Dáil debates

Thursday, 17 December 2020

Brexit Readiness for the End of the Transition Period: Statements


8:20 pm

Joe Flaherty (Longford-Westmeath, Fianna Fail) | Oireachtas source

Brexit is foremost in our minds this evening. I commend the Minister for Foreign Affairs, Deputy Coveney, the Minister for Justice, Deputy McEntee, when she was in her previous role, our Taoiseach, the Tánaiste, the Minister of State, Deputy Byrne, the Minister for agriculture, Deputy McConalogue, and my constituency colleague, the Minister of State, Deputy Troy, for the Herculean work that has been done. Many hours have been put into it and I want to commend all of them.

The reality for this House is that, notwithstanding such a major international challenge, all politics is local. I wish to acknowledge that tomorrow will see the ESB end production at its power plant in Lanesborough, which is my home town and at one time was the cradle of electricity production in this country. There are obvious parallels with project Brexit and the race to decarbonisation and its impacts on local communities. A suite of supports will be put in place for workers, businesses and community groups affected by Brexit. We can contrast that with the decarbonisation challenge. It is true that we have the just transition fund and, to be fair, it is effectively targeting the affected communities. In contrast with Brexit, which will be an 18-month challenge, the problems posed by carbonisation run much deeper. We need to put in place supports that will safeguard and fortify these communities, which evolved over six decades in unison with the scaling up of the Bord na Móna and ESB operations.

This Government, thanks to the Minister, Deputy Coveney, and all the others I have mentioned, has a great success story to tell in respect of how we have responded to the Brexit challenge. I commend my colleague, Deputy Martin Kenny, for acknowledging that. This week we saw that the detail is being finalised on a €400 million plus package of supports for our farmers, which is also very welcome, but there is no doubt that, unfortunately, Brexit will result in legacy issues. That will be the case also with decarbonisation.
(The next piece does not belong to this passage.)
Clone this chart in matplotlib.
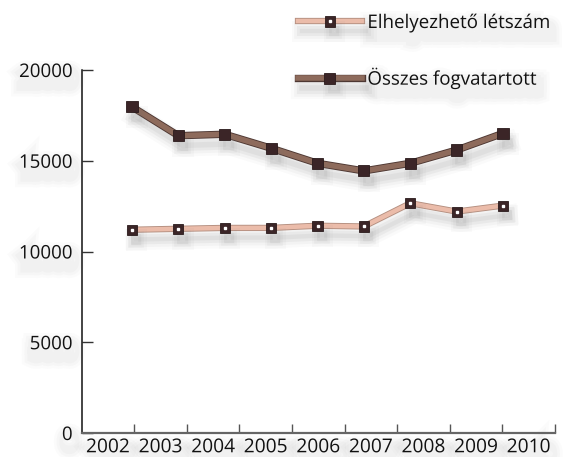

We are already seeing an unintentional effect of that in the County Longford area where, under the shadow of the ESB power station, which as I said will finish production tomorrow, we have our local primary school and just across the water as the crow flies, on the Roscommon side of the River Shannon, we have Clontuskert National School. Both of those schools were built in direct response to the arrival of Bord na Móna and ESB families coming to that Shannonside location. Today, Claire Murphy is the principal of Lanesborough Primary School. Her late father worked in Bord na Móna. Padraig Connerton is the principal of Clontuskert National School. His late father also worked with Bord na Móna. Ironically, both of those school principals grew up a couple of doors away from each other on The Green, which was a Bord na Móna housing estate. When we reflect on the legacy of Bord na Móna and the ESB it will not be the effect they had on the environment but rather the impact they had on building and fostering communities and inspiring people to go on to be school principals.

As we have in respect of Brexit, we have stepped up to the plate and are providing unprecedented support for our businesses and farmers. The two aforementioned schools will now need our support because the reality is that the ramifications - emotional and financial - of the loss of the ESB and Bord na Móna, which have been major employers, will be significant in this local community. Whatever way we look at it, the community and in particular these schools are facing a very uncertain time. Ironically, the two schools I have mentioned feed into the local community college in Lanesborough, which is categorised as a DEIS school but, unfortunately, neither of these two primary schools have DEIS status. The Department says there is not the capacity to add any additional schools to the DEIS programme. Unfortunately, there is not even a mechanism for the schools to apply to the DEIS programme. I hope that is an issue that can be addressed in the new year.

I am conscious that I have deviated from the topic but, unfortunately, the ghosts of the many people who came from the four corners of Ireland over the past 60 years would never forgive me if I did not take this opportunity to highlight a major concern for these two schools and also the community that fed and clothed my family for many years.